In either case, this next generation of 802.11 hardware may not show up until 2012 at least. "The chip manufacturers are investigating this, but as far as having something concrete to alpha test, they are not really talking about it. Until they can come to us and say here is our base code and chipset, it's not real," said Devin Akin, chief Wi-Fi architect for WLAN equipment provider Aerohive.
Comparing bandwidths between wired and wireless may not be a useful indicator anyway. Meru's Epstein noted that while many deployments today use Gigabit Ethernet connections, it hasn't been a driving requirement for the enterprise, which may not require that much bandwidth for each endpoint anyway. It is simply the standard that is in place.

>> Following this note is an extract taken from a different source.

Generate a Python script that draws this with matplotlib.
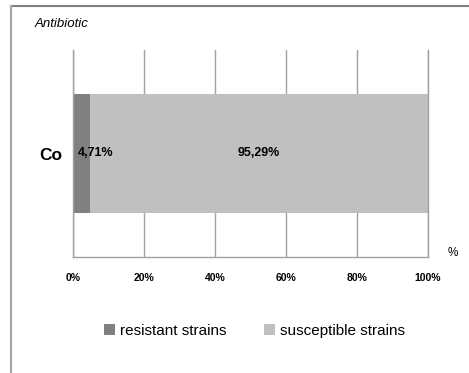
#!/usr/bin/env python
import matplotlib
matplotlib.use("Agg")
import matplotlib.pyplot as plt
from matplotlib.lines import Line2D
from matplotlib.patches import Patch

plt.rcParams['font.family'] = ['Liberation Sans', 'DejaVu Sans']

# --- data ---
antibiotics = ["Co"]
resistant = [4.71]
susceptible = [95.29]
series_names = ["resistant strains", "susceptible strains"]
series_colors = ["#808080", "#c0c0c0"]
x_ticks = [0, 20, 40, 60, 80, 100]
x_tick_labels = ["0%", "20%", "40%", "60%", "80%", "100%"]

W, H = 469, 373
fig = plt.figure(figsize=(W / 100, H / 100), dpi=100)
ax = fig.add_axes([73 / W, 1 - 257 / H, (428 - 73) / W, (257 - 50) / H])

ypos = list(range(len(antibiotics)))
ax.barh(ypos, resistant, height=0.575, color=series_colors[0], zorder=2)
ax.barh(ypos, susceptible, left=resistant, height=0.575, color=series_colors[1], zorder=2)

# value labels
for y, r, s in zip(ypos, resistant, susceptible):
    ax.annotate(f"{r:.2f}%".replace(".", ","), xy=(0, y), xytext=(3.6, 0),
                textcoords="offset points", ha="left", va="center",
                fontsize=9, fontweight="bold", zorder=3)
    ax.text(r + s / 2, y, f"{s:.2f}%".replace(".", ","), ha="center", va="center",
            fontsize=9, fontweight="bold", zorder=3)

ax.set_xlim(0, 100)
ax.set_ylim(-0.5, 0.5)
ax.set_xticks(x_ticks)
ax.set_xticklabels(x_tick_labels, fontsize=7.5, fontweight="bold")
ax.set_yticks(ypos)
ax.set_yticklabels(antibiotics, fontsize=12.5, fontweight="bold")
ax.tick_params(axis="x", length=0, pad=11.5)
ax.tick_params(axis="y", length=0, pad=8)

ax.grid(axis="x", color="#a0a0a0", linewidth=1, zorder=1)
ax.spines["top"].set_visible(False)
for side in ["left", "bottom", "right"]:
    ax.spines[side].set_color("#a0a0a0")
    ax.spines[side].set_linewidth(1)

fig.text(453 / W, 1 - 253 / H, "%", ha="center", va="center", fontsize=8.5)
fig.text(35 / W, 1 - 24 / H, "Antibiotic", ha="left", va="center",
         fontsize=9.5, style="italic")

handles = [Patch(facecolor=c, edgecolor="none") for c in series_colors]
fig.legend(handles, series_names, loc="center", bbox_to_anchor=(254.5 / W, 1 - 331 / H),
           ncol=2, frameon=False, fontsize=11, handlelength=0.7, handleheight=0.7,
           handletextpad=0.3, columnspacing=2.5)

# outer frame
fig.add_artist(Line2D([11 / W, 1], [1 - 6 / H, 1 - 6 / H], color="#808080",
                      linewidth=1.5, transform=fig.transFigure))
fig.add_artist(Line2D([11 / W, 11 / W], [0, 1 - 6 / H], color="#a6a6a6",
                      linewidth=1.5, transform=fig.transFigure))

fig.savefig("out.png", dpi=100)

Farpoint's Mathias noted that wireless offers advantages over wired networks. It's easier to add wireless than wired clients to networks, wireless networks don't suffer outages from faulty cables, and though electromagnetic noise can be a problem, Wi-Fi was built to work in noisy environments -- it can step down the bandwidth to work around noise issues caused by microwaves, XBox controllers and other Wi-Fi networks in its range.
Still, panelists agreed that Wi-Fi needs more management tools and practices before it can be considered a full-fledged alternative to LANs.

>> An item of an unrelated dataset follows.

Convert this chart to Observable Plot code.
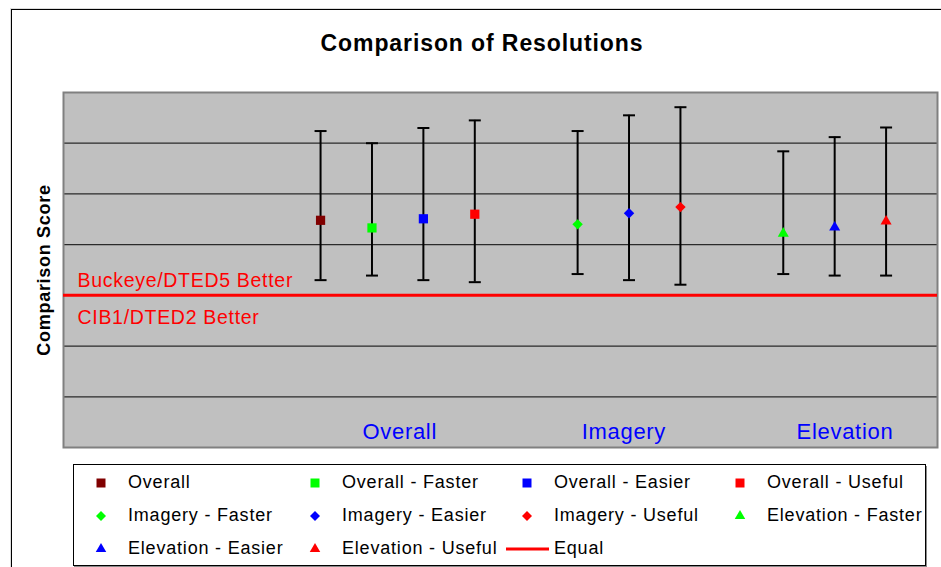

"It needs to be reliable to the point where you just put the network up and it works. You need to not worry about device behaviors, or load balancing or any of that. The system needs to figure out a lot of it itself," Epstein said. "With the right wireless technology, you can make wireless technology work like wired technology."
HP's Lindsay noted that while networking administrations understand much of wireless technologies, there are elements not well-known by those without wireless experience. "Engineering a wireless network is different than how a wired network is engineered," he said.
Aruba's Hawthorne noted that organizations have to think about scaling their wireless networks like they do their wired networks. For instance, most organizations set up subnets to organize their networks, yet this is not done as frequently for wireless networks. As a result, he has seen wireless networks with 4,000 clients on a single subnet.
Perhaps the best approach, for the short term, may not come in an either-or answer, but rather a hybrid approach.
Lindsay noted that while HP has the equipment that would allow an organization to set up an all-wireless infrastructure, in fact most customers go with a hybrid model, one that combines wires and wireless into a single network architecture.
"We'll architect a network any way the customer would like it architected," Lindsay said. "But what we end up finding is that [customers don't want] all wired or wireless, but both."